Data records
"""
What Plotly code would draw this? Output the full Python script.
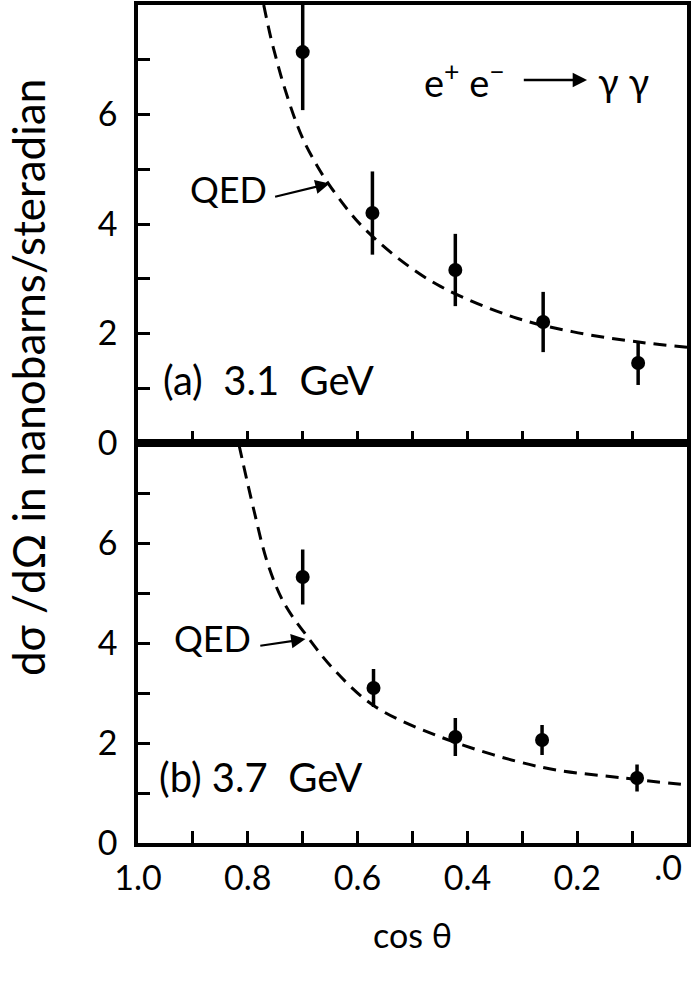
import plotly.graph_objects as go

# Measured differential cross sections for e+e- -> gamma gamma
cos_a = [0.700, 0.573, 0.422, 0.262, 0.089]
val_a = [7.14, 4.20, 3.16, 2.21, 1.46]
err_a = [1.06, 0.76, 0.66, 0.55, 0.40]

cos_b = [0.700, 0.571, 0.422, 0.264, 0.091]
val_b = [5.32, 3.10, 2.12, 2.06, 1.30]
err_b = [0.55, 0.38, 0.38, 0.30, 0.27]

# QED prediction curves
qed_cos_a = [0.771, 0.758, 0.745, 0.735, 0.716, 0.698, 0.673, 0.652, 0.618,
             0.589, 0.527, 0.449, 0.316, 0.207, 0.085, 0.0]
qed_val_a = [8.00, 7.40, 6.90, 6.55, 5.97, 5.52, 5.05, 4.72, 4.26,
             3.93, 3.38, 2.86, 2.30, 2.03, 1.84, 1.75]

qed_cos_b = [0.816, 0.789, 0.764, 0.734, 0.691, 0.644, 0.571, 0.449, 0.267, 0.116, 0.0]
qed_val_b = [7.96, 6.66, 5.60, 4.80, 4.12, 3.48, 2.75, 2.12, 1.52, 1.30, 1.16]

x_ticks = [1.0, 0.9, 0.8, 0.7, 0.6, 0.5, 0.4, 0.3, 0.2, 0.1, 0.0]
x_labels = ["1.0", "", "0.8", "", "0.6", "", "0.4", "", "0.2", "", ""]
# the zero label sits at the right-hand edge, so it is drawn on its own
# overlay axis and nudged inwards to stay on the page
x_zero_tick = [0.0]
x_zero_label = [".0"]
y_ticks = [0, 1, 2, 3, 4, 5, 6, 7, 8]
y_labels = ["0", "", "2", "", "4", "", "6", "", ""]

FONT = "Lato, 'DejaVu Sans', sans-serif"
INK = "black"

fig = go.Figure()

def data_trace(x, y, e, xa, ya):
    return go.Scatter(
        x=x, y=y, xaxis=xa, yaxis=ya, mode="markers",
        marker=dict(color=INK, size=14, symbol="circle"),
        error_y=dict(type="data", array=e, color=INK, thickness=3.5, width=0),
        showlegend=False, hoverinfo="skip",
    )

def qed_trace(x, y, xa, ya):
    return go.Scatter(
        x=x, y=y, xaxis=xa, yaxis=ya, mode="lines",
        line=dict(color=INK, width=3, dash="13px,8px", shape="spline", smoothing=1.0),
        showlegend=False, hoverinfo="skip",
    )

# upper panel (3.1 GeV)
fig.add_trace(qed_trace(qed_cos_a, qed_val_a, "x2", "y2"))
fig.add_trace(data_trace(cos_a, val_a, err_a, "x2", "y2"))
# lower panel (3.7 GeV)
fig.add_trace(qed_trace(qed_cos_b, qed_val_b, "x", "y"))
fig.add_trace(data_trace(cos_b, val_b, err_b, "x", "y"))

split = 400 / 838

axis_common = dict(
    showline=True, linecolor=INK, linewidth=3.5, mirror=True,
    ticks="inside", ticklen=12, tickwidth=2.5, tickcolor=INK,
    showgrid=False, zeroline=False, automargin=False,
    tickfont=dict(family=FONT, size=34, color=INK),
)

fig.update_layout(
    width=691, height=996,
    margin=dict(l=138, r=4, t=5, b=153),
    paper_bgcolor="white", plot_bgcolor="white",
    font=dict(family=FONT, color=INK),
    xaxis=dict(
        **axis_common, domain=[0, 1], anchor="y", range=[1.0, 0.0],
        tickmode="array", tickvals=x_ticks, ticktext=x_labels,
        ticklabelstandoff=2,
        title=dict(text="cos \u03b8", font=dict(family=FONT, size=34, color=INK), standoff=30),
    ),
    xaxis2=dict(
        **axis_common, domain=[0, 1], anchor="y2", matches="x", range=[1.0, 0.0],
        tickmode="array", tickvals=x_ticks, showticklabels=False,
    ),
    xaxis3=dict(
        domain=[0, 1], anchor="y", overlaying="x", range=[1.0, 0.0],
        side="bottom", showline=False, showgrid=False, zeroline=False, ticks="",
        automargin=False, tickmode="array", tickvals=x_zero_tick, ticktext=x_zero_label,
        ticklabelstandoff=2, ticklabelshift=19, ticklabeloverflow="allow",
        tickfont=dict(family=FONT, size=34, color=INK),
    ),
    yaxis=dict(
        **axis_common, domain=[0, split], anchor="x", range=[0, 8],
        tickmode="array", tickvals=y_ticks, ticktext=y_labels,
        ticklabelstandoff=10,
    ),
    yaxis2=dict(
        **axis_common, domain=[split, 1], anchor="x2", range=[0, 8],
        tickmode="array", tickvals=y_ticks, ticktext=y_labels,
        ticklabelstandoff=10,
    ),
)

# invisible carrier so the overlay axis is drawn
fig.add_trace(go.Scatter(x=x_zero_tick, y=[0.0], xaxis="x3", yaxis="y",
                         mode="markers", marker=dict(opacity=0),
                         showlegend=False, hoverinfo="skip"))

txt = dict(family=FONT, size=36, color=INK)
big = dict(family=FONT, size=40, color=INK)

# shared y-axis title
fig.add_annotation(
    xref="paper", yref="paper", x=-0.200, y=0.555,
    text="d\u03c3 /d\u03a9 in nanobarns/steradian", textangle=-90,
    showarrow=False, font=dict(family=FONT, size=44, color=INK),
    xanchor="center", yanchor="middle",
)

# panel labels
fig.add_annotation(xref="x2", yref="y2", x=0.958, y=1.15, text="(a)\u00a0 3.1\u00a0 GeV",
                   showarrow=False, font=big, xanchor="left", yanchor="middle")
fig.add_annotation(xref="x", yref="y", x=0.965, y=1.32, text="(b)\u00a03.7\u00a0 GeV",
                   showarrow=False, font=big, xanchor="left", yanchor="middle")

# QED labels with pointer arrows
fig.add_annotation(xref="x2", yref="y2", x=0.835, y=4.64, text="QED",
                   showarrow=False, font=txt, xanchor="center", yanchor="middle")
fig.add_annotation(xref="x2", yref="y2", x=0.651, y=4.74, ax=0.753, ay=4.49,
                   axref="x2", ayref="y2", text="", showarrow=True,
                   arrowhead=2, arrowsize=1.3, arrowwidth=2.2, arrowcolor=INK)
fig.add_annotation(xref="x", yref="y", x=0.865, y=4.10, text="QED",
                   showarrow=False, font=txt, xanchor="center", yanchor="middle")
fig.add_annotation(xref="x", yref="y", x=0.695, y=4.08, ax=0.780, ay=3.94,
                   axref="x", ayref="y", text="", showarrow=True,
                   arrowhead=2, arrowsize=1.3, arrowwidth=2.2, arrowcolor=INK)

# reaction label
fig.add_annotation(xref="x2", yref="y2", x=0.405, y=6.63,
                   text="e<sup>+</sup> e<sup>\u2212</sup>", showarrow=False,
                   font=dict(family=FONT, size=38, color=INK), xanchor="center", yanchor="middle")
fig.add_annotation(xref="x2", yref="y2", x=0.182, y=6.63, ax=0.300, ay=6.63,
                   axref="x2", ayref="y2", text="", showarrow=True,
                   arrowhead=2, arrowsize=1.2, arrowwidth=2.4, arrowcolor=INK)
fig.add_annotation(xref="x2", yref="y2", x=0.115, y=6.62, text="\u03b3 \u03b3",
                   showarrow=False, font=dict(family=FONT, size=38, color=INK),
                   xanchor="center", yanchor="middle")

fig.write_html("out.html")
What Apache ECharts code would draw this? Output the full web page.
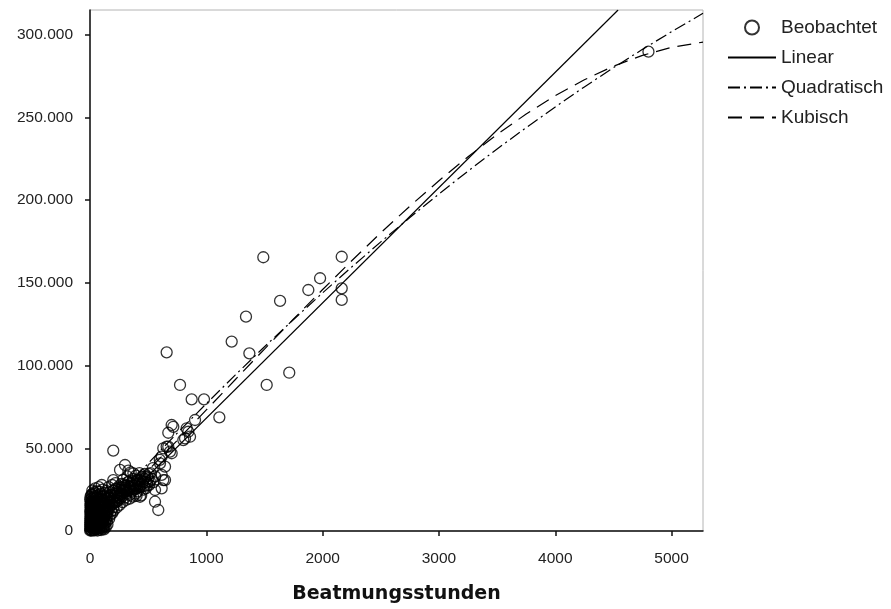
<!DOCTYPE html>
<html>
<head>
<meta charset="utf-8">
<title>Beatmungsstunden</title>
<script src="https://cdn.jsdelivr.net/npm/echarts@6/dist/echarts.min.js"></script>
<style>
  html, body { margin: 0; padding: 0; background: #fff; }
  #chart { width: 891px; height: 609px; }
</style>
</head>
<body>
<div id="chart"></div>
<script>
// Axis ranges and tick positions
const xMax = 5270;
const yMax = 315000;
const xTicks = [0, 1000, 2000, 3000, 4000, 5000];
const yTicks = [0, 50000, 100000, 150000, 200000, 250000, 300000];

// Observed cases [Beatmungsstunden, Kosten] - dense group near the origin
const obsLow = [
  [1,300],[2,1200],[3,2500],[1,3800],[4,5100],[2,6400],[5,7600],[3,8900],[6,10200],[2,11500],[4,12800],[7,14000],[3,15300],[5,16600],[8,17800],[1,19000],
  [9,500],[11,1800],[10,3100],[12,4400],[9,5700],[13,7000],[11,8300],[14,9600],[10,10900],[12,12200],[15,13500],[13,14800],[11,16100],[16,17400],[14,19500],
  [18,200],[20,1500],[19,2800],[22,4100],[21,5400],[17,6700],[23,8000],[20,9300],[24,10600],[19,11900],[22,13200],[25,14500],[21,15800],[26,17100],[23,18600],[28,20200],
  [28,700],[30,2000],[32,3300],[29,4600],[31,5900],[34,7200],[30,8500],[33,9800],[35,11100],[31,12400],[36,13700],[34,15000],[32,16300],[37,17600],[39,21200],
  [40,400],[42,1700],[39,3000],[44,4300],[41,5600],[45,6900],[43,8200],[46,9500],[42,10800],[47,12100],[44,13400],[48,14700],[46,16000],[49,17500],[52,19800],
  [52,1100],[55,2400],[53,3700],[57,5000],[54,6300],[58,7600],[56,8900],[60,10200],[55,11500],[61,12800],[58,14100],[62,15400],[65,17000],[68,21500],
  [65,300],[67,1600],[70,2900],[66,4200],[71,5500],[69,6800],[73,8100],[70,9400],[75,10700],[72,12000],[77,13300],[74,14600],[79,16200],[82,18800],
  [80,900],[83,2200],[78,3500],[85,4800],[82,6100],[87,7400],[84,8700],[89,10000],[86,11300],[92,12600],[88,13900],[95,15700],[98,17800],[102,20500],
  [95,600],[98,1900],[93,3200],[100,4500],[97,5800],[103,7100],[99,8400],[106,9700],[102,11000],[108,12300],[112,14200],[115,16500],
  [110,1400],[113,2700],[117,4000],[111,5300],[119,6600],[115,7900],[122,9200],[118,10500],[125,11800],[130,13600],[135,15800],[128,18200],
  [125,3000],[132,5000],[138,6800],[130,8600],[145,8300],[140,10400],[150,10900],[148,12800],[160,13000],[155,15000],[170,14800],[165,17200],
  [180,12000],[185,15900],[195,17500],[200,14300],[210,16800],[215,19000],[225,17600],[235,20300],[240,18300],[250,21500],[260,19600],[270,22400],
  [280,21000],[290,23600],[300,20200],[305,25000],[315,22800],[330,24500],[340,21800],[350,26200],[360,23900],[375,27500],[385,25200],[395,22600],
  [410,24000],[420,28000],[430,26500],[440,21500],[455,30000],[465,27200],[480,25800],[490,29200],[500,31800],[510,27900],
  [15,22000],[35,23500],[60,24000],[90,22500],[110,25000],[140,24200],[160,26500],[175,22000],[190,27800],[205,24600],[220,29000],[245,26000],
  [270,28500],[285,31000],[300,27300],[320,33000],[335,29800],[350,35500],[370,31500],[395,33500],[410,30500],[425,35000],[445,32800],[470,34500],
  [490,33000],[520,35000],[530,31500],[545,29500],[560,33000],[540,38000],
  [120,1000],[135,2200],[150,4000],[145,5800],[165,7400],[175,9600],[190,10800],[205,12500],[230,14200],[255,15800],[280,17500],[310,18800],
  [340,19600],[370,20800],[400,21200],[20,24500],[45,25800],[75,26500],
  [150,18500],[160,20500],[170,23500],[175,19800],[185,21800],[195,24200],[200,20000],[210,22600],[220,25500],[228,21300],[238,23500],[248,27000],
  [255,24800],[262,22800],[272,26300],[280,24500],[292,28200],[298,26000],[310,24000],[318,27500],[326,29500],[338,26800],[345,24700],[355,28600],
  [365,30200],[372,26000],[380,29000],[390,27600],[400,25800],[405,31000],[415,28800],[425,26800],[435,30800],[448,28500],[458,25000],[468,31500],
  [478,29500],[495,27500],[505,34500],[515,30000],
  [5,20800],[12,21800],[25,22600],[42,22800],[55,21000],[80,23800],[95,19500],[120,21000],[130,23000],[105,17000],[140,19500],[150,21500],
  [160,16800],[175,18000]
];

// Observed cases between roughly 100 and 1100 hours
const obsMid = [
  [101,27800],[200,30800],[200,48600],[258,36900],[301,39900],[330,36500],[373,34900],[473,32800],
  [602,40900],[645,38900],[616,33900],[630,30800],[645,30800],[616,25800],[559,24800],[430,20700],
  [559,17700],[587,12700],[630,50000],[673,51000],[702,47000],[659,51000],[688,48000],[616,45000],
  [600,43000],[673,59400],[702,64100],[716,63000],[831,62100],[802,55000],[817,56000],[845,60000],
  [860,57000],[903,67100],[874,79600],[980,79600],[1112,68700],[774,88300],[659,108000]
];

// Observed cases above 1100 hours
const obsHigh = [
  [1218,114500],[1370,107400],[1341,129600],[1490,165500],[1519,88300],[1634,139100],[1713,95700],
  [1877,145700],[1978,152800],[2164,165800],[2164,146700],[2164,139700],[4801,289800]
];

// Fitted curves
const linHours = [0, 4540];
const linCost = [-1500, 315000];
const curveHours = [0,250,500,750,1000,1250,1500,1750,2000,2250,2500,2750,3000,3250,3500,3750,4000,4250,4500,4750,5000,5270];
const quadCost = [2900,22100,40900,59200,77000,94400,111400,127900,144000,159600,174800,189500,203800,217600,231000,243900,256400,268500,280100,291200,301900,313000];
const cubicCost = [1000,18600,36600,54800,73200,91600,110000,128200,146000,163400,180300,196400,211800,226300,239800,252100,263200,272800,281000,287600,292400,295600];

const zip = (xs, ys) => xs.map((x, i) => [x, ys[i]]);
const observed = obsLow.concat(obsMid, obsHigh);

function thousands(v) {
  return String(v).replace(/\B(?=(\d{3})+(?!\d))/g, '.');
}

const labelFont = 'Liberation Sans';
const titleFont = 'DejaVu Sans';
const axisLineStyle = { color: '#111', width: 1.5 };
const noMarker = { opacity: 0 };

const chart = echarts.init(document.getElementById('chart'), null, { renderer: 'canvas' });
chart.setOption({
  animation: false,
  backgroundColor: '#fff',
  color: ['#000', '#000', '#000', '#000'],
  grid: {
    left: 90, right: 188, top: 10, bottom: 78,
    show: true, borderColor: '#b4b4b4', borderWidth: 1, backgroundColor: '#fff'
  },
  legend: {
    orient: 'vertical',
    left: 727, top: 18, padding: 0,
    itemWidth: 48, itemHeight: 14, itemGap: 11,
    textStyle: { fontFamily: labelFont, fontSize: 19, color: '#222', lineHeight: 18 },
    data: [
      { name: 'Beobachtet' },
      { name: 'Linear', itemStyle: noMarker },
      { name: 'Quadratisch', itemStyle: noMarker },
      { name: 'Kubisch', itemStyle: noMarker }
    ]
  },
  xAxis: {
    type: 'value', min: 0, max: xMax,
    name: 'Beatmungsstunden', nameLocation: 'middle', nameGap: 54,
    nameTextStyle: { fontFamily: titleFont, fontSize: 19, fontWeight: 'bold', color: '#111' },
    axisLine: { show: true, onZero: false, lineStyle: axisLineStyle },
    axisTick: { show: true, inside: false, length: 5, lineStyle: axisLineStyle, customValues: xTicks },
    axisLabel: { margin: 20, fontFamily: labelFont, fontSize: 15.5, color: '#222', customValues: xTicks,
      formatter: v => String(v) },
    splitLine: { show: false }
  },
  yAxis: {
    type: 'value', min: 0, max: yMax,
    axisLine: { show: true, onZero: false, lineStyle: axisLineStyle },
    axisTick: { show: true, inside: false, length: 5, lineStyle: axisLineStyle, customValues: yTicks },
    axisLabel: { margin: 17, fontFamily: labelFont, fontSize: 15.5, color: '#222', customValues: yTicks,
      formatter: v => thousands(v) },
    splitLine: { show: false }
  },
  series: [
    {
      name: 'Beobachtet', type: 'scatter', symbol: 'circle', symbolSize: 11,
      itemStyle: { color: 'rgba(255,255,255,0)', borderColor: '#000', borderWidth: 1.3 },
      data: observed
    },
    {
      name: 'Linear', type: 'line', symbol: 'none', clip: true,
      itemStyle: { color: '#000' },
      lineStyle: { color: '#000', width: 1.2, type: 'solid' },
      data: zip(linHours, linCost)
    },
    {
      name: 'Quadratisch', type: 'line', symbol: 'none', clip: true,
      itemStyle: { color: '#000' },
      lineStyle: { color: '#000', width: 1.2, type: [12, 4, 2, 4] },
      data: zip(curveHours, quadCost)
    },
    {
      name: 'Kubisch', type: 'line', symbol: 'none', clip: true,
      itemStyle: { color: '#000' },
      lineStyle: { color: '#000', width: 1.2, type: [14, 8] },
      data: zip(curveHours, cubicCost)
    }
  ]
});
</script>
</body>
</html>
"""
Set down exactly the lines above, from the line containing "What Apache ECharts" through the line containing "200000, 250000, 300000];". Skip the pictures.

EXERCISE RESPONSE
What Apache ECharts code would draw this? Output the full web page.
<!DOCTYPE html>
<html>
<head>
<meta charset="utf-8">
<title>Beatmungsstunden</title>
<script src="https://cdn.jsdelivr.net/npm/echarts@6/dist/echarts.min.js"></script>
<style>
  html, body { margin: 0; padding: 0; background: #fff; }
  #chart { width: 891px; height: 609px; }
</style>
</head>
<body>
<div id="chart"></div>
<script>
// Axis ranges and tick positions
const xMax = 5270;
const yMax = 315000;
const xTicks = [0, 1000, 2000, 3000, 4000, 5000];
const yTicks = [0, 50000, 100000, 150000, 200000, 250000, 300000];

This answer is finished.